EXERCISE GOAL:
The listing below holds pictures; exclude them. Return exactly the lines from the one with "Emit a Python" through the one with "from bokeh.resources import INLINE".
──────── RECORDS FOR THE EXERCISE
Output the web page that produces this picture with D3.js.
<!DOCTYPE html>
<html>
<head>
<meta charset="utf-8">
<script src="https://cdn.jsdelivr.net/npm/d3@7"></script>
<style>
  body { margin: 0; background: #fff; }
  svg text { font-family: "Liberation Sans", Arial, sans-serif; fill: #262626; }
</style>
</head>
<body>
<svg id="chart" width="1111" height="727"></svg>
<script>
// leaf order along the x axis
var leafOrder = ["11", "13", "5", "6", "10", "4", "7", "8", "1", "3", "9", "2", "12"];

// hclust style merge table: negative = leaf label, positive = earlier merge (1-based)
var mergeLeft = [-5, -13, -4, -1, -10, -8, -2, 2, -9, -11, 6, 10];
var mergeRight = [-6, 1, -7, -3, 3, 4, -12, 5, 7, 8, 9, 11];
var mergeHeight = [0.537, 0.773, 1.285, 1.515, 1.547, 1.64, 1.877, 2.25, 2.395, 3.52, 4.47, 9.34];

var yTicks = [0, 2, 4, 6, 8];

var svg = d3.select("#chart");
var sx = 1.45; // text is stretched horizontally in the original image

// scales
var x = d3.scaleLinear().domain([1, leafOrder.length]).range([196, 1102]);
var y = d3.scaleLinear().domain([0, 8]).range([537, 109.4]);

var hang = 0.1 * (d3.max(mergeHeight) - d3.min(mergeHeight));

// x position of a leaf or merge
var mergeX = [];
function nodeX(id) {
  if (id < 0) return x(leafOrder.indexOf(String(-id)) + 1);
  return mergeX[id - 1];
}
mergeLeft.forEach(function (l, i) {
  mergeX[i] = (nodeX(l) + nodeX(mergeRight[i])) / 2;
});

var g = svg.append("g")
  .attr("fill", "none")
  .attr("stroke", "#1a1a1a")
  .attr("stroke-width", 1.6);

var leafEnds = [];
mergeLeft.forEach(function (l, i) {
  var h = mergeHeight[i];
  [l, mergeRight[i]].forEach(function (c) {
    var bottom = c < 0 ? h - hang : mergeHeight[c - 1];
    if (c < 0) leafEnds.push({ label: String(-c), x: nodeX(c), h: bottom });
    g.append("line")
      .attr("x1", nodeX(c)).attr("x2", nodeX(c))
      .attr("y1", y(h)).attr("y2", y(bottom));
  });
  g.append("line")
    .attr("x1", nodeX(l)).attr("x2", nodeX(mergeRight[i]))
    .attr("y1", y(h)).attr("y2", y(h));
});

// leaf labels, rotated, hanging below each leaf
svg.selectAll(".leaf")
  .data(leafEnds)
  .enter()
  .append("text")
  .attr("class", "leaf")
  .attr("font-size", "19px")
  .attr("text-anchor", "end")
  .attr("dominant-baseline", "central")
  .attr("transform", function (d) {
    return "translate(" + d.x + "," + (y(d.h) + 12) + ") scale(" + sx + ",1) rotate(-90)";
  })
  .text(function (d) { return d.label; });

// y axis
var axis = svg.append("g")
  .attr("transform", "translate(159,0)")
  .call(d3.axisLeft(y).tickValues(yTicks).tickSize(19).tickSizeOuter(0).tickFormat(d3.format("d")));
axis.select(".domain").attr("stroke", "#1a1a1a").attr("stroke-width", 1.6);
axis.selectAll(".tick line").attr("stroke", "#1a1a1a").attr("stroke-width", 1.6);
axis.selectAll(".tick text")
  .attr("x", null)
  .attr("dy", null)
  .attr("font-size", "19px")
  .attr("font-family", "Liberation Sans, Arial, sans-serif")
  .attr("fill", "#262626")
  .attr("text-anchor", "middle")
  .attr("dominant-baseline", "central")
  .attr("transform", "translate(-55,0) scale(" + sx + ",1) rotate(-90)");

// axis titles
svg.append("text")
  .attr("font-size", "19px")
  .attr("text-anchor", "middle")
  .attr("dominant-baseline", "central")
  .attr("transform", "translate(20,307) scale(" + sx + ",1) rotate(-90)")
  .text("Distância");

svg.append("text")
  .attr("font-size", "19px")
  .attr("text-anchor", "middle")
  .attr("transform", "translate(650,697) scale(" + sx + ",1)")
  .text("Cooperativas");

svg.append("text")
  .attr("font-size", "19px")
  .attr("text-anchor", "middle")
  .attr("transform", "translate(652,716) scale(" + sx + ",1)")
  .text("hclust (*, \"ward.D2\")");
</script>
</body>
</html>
────────────────
──────── RECORDS FOR THE EXERCISE
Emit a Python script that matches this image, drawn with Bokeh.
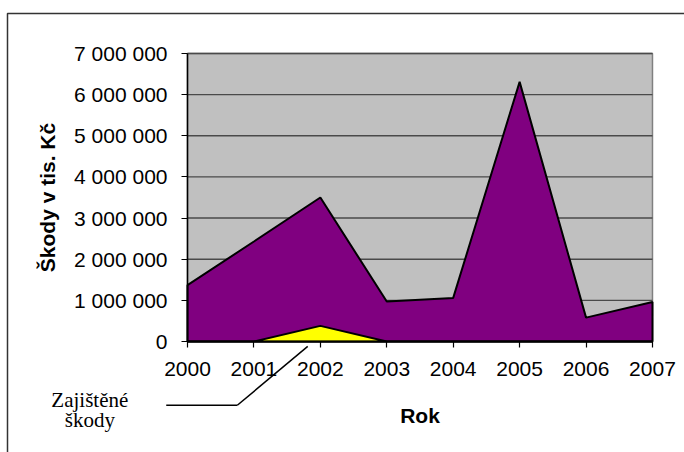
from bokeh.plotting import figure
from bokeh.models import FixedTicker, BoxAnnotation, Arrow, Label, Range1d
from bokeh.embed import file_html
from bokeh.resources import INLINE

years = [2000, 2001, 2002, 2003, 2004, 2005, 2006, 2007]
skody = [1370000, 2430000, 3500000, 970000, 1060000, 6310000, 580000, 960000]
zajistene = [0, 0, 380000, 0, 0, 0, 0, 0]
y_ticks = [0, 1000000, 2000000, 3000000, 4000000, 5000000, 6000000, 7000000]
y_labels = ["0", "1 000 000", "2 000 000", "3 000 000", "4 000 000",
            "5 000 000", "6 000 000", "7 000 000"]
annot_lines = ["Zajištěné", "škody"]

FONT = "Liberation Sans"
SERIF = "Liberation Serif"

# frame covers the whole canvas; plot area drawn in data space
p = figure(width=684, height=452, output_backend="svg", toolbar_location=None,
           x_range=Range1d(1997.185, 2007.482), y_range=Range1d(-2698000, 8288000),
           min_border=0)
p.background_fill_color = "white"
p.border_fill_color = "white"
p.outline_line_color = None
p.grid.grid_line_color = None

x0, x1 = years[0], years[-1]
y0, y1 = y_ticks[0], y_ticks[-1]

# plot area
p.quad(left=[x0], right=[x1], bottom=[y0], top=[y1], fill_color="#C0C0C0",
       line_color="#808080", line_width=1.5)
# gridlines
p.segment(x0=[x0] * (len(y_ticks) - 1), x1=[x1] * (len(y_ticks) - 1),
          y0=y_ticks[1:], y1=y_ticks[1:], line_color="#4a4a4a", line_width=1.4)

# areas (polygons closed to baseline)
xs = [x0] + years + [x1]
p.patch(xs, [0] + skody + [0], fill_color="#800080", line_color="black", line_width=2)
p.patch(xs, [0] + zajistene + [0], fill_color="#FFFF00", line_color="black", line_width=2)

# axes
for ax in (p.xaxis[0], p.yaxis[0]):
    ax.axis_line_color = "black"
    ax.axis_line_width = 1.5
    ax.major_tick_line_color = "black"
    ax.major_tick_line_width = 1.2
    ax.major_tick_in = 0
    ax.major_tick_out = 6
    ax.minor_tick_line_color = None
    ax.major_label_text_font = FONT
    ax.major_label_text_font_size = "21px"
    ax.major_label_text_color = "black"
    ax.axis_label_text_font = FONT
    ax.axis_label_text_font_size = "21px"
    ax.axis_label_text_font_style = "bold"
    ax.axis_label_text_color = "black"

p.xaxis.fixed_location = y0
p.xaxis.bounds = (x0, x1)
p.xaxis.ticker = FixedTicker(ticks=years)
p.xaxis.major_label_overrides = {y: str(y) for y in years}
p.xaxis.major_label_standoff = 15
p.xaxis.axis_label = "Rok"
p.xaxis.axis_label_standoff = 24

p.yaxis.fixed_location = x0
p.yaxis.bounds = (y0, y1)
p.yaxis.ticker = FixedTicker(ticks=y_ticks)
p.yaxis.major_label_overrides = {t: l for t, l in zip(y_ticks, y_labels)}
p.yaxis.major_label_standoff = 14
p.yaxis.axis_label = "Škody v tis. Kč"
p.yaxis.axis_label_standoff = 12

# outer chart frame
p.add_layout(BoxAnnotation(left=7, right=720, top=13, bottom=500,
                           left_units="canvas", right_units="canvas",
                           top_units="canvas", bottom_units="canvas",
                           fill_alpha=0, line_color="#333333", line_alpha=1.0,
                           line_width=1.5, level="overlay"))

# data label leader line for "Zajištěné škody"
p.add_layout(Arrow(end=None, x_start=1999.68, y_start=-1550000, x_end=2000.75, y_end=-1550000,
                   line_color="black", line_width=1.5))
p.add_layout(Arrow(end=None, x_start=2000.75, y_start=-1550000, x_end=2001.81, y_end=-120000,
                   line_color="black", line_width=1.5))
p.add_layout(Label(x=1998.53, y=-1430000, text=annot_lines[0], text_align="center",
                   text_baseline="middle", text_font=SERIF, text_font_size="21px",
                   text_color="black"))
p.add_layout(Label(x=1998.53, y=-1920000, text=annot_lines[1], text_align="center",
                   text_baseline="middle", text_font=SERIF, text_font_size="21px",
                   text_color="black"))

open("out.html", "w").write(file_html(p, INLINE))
────────────────
──────── RECORDS FOR THE EXERCISE
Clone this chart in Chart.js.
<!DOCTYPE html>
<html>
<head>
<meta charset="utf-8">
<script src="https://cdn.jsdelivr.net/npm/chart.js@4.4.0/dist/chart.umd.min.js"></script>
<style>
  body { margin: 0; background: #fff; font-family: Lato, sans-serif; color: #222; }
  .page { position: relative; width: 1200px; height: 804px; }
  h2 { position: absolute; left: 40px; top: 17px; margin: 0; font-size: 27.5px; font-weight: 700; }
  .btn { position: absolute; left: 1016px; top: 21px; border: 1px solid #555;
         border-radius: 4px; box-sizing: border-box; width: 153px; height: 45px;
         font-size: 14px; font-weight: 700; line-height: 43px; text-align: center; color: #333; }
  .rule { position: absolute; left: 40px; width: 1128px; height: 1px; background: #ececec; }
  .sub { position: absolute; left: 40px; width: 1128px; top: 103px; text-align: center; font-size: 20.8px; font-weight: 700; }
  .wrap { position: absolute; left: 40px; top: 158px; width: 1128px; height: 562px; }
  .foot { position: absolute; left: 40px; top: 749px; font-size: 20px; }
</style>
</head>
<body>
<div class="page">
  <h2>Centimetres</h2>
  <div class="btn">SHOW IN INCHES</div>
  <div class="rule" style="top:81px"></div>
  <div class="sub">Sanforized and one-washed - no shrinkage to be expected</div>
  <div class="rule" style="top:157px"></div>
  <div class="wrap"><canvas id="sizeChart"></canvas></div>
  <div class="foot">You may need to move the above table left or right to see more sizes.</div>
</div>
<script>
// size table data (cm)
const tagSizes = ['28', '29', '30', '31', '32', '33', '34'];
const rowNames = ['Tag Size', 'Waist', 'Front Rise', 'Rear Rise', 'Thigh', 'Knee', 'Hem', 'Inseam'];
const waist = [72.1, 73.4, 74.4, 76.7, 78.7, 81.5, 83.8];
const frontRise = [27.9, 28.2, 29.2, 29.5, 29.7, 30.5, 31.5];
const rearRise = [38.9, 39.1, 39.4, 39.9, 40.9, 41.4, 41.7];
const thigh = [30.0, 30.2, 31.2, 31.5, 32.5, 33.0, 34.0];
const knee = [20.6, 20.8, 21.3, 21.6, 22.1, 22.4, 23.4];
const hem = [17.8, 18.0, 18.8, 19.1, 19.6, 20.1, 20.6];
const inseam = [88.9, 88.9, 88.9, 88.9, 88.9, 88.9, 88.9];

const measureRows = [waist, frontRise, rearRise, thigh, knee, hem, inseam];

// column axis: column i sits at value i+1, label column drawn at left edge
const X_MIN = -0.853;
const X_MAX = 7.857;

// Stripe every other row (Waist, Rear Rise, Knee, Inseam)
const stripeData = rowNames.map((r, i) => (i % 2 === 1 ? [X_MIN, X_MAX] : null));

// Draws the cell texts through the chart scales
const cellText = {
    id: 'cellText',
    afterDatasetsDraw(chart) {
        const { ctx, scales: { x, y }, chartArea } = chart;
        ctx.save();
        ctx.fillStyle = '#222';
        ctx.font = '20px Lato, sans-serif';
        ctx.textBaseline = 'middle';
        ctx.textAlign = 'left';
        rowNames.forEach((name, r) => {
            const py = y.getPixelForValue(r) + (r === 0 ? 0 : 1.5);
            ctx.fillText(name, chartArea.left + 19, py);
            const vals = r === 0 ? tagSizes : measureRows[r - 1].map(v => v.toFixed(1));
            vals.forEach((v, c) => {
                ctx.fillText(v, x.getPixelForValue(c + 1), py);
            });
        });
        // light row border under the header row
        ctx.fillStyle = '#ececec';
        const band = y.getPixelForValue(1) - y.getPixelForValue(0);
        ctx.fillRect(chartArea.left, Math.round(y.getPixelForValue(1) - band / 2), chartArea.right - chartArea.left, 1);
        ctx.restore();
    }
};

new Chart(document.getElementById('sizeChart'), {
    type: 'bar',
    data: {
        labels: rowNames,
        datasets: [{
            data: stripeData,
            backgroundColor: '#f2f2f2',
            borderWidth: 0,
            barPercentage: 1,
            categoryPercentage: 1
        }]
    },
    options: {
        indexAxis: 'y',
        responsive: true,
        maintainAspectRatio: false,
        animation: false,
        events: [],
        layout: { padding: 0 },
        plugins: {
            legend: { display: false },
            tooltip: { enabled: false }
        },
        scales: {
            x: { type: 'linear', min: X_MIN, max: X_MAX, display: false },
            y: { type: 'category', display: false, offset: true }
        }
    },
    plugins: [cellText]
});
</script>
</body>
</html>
────────────────
CORRECT RESULT:
Emit a Python script that matches this image, drawn with Bokeh.
from bokeh.plotting import figure
from bokeh.models import FixedTicker, BoxAnnotation, Arrow, Label, Range1d
from bokeh.embed import file_html
from bokeh.resources import INLINE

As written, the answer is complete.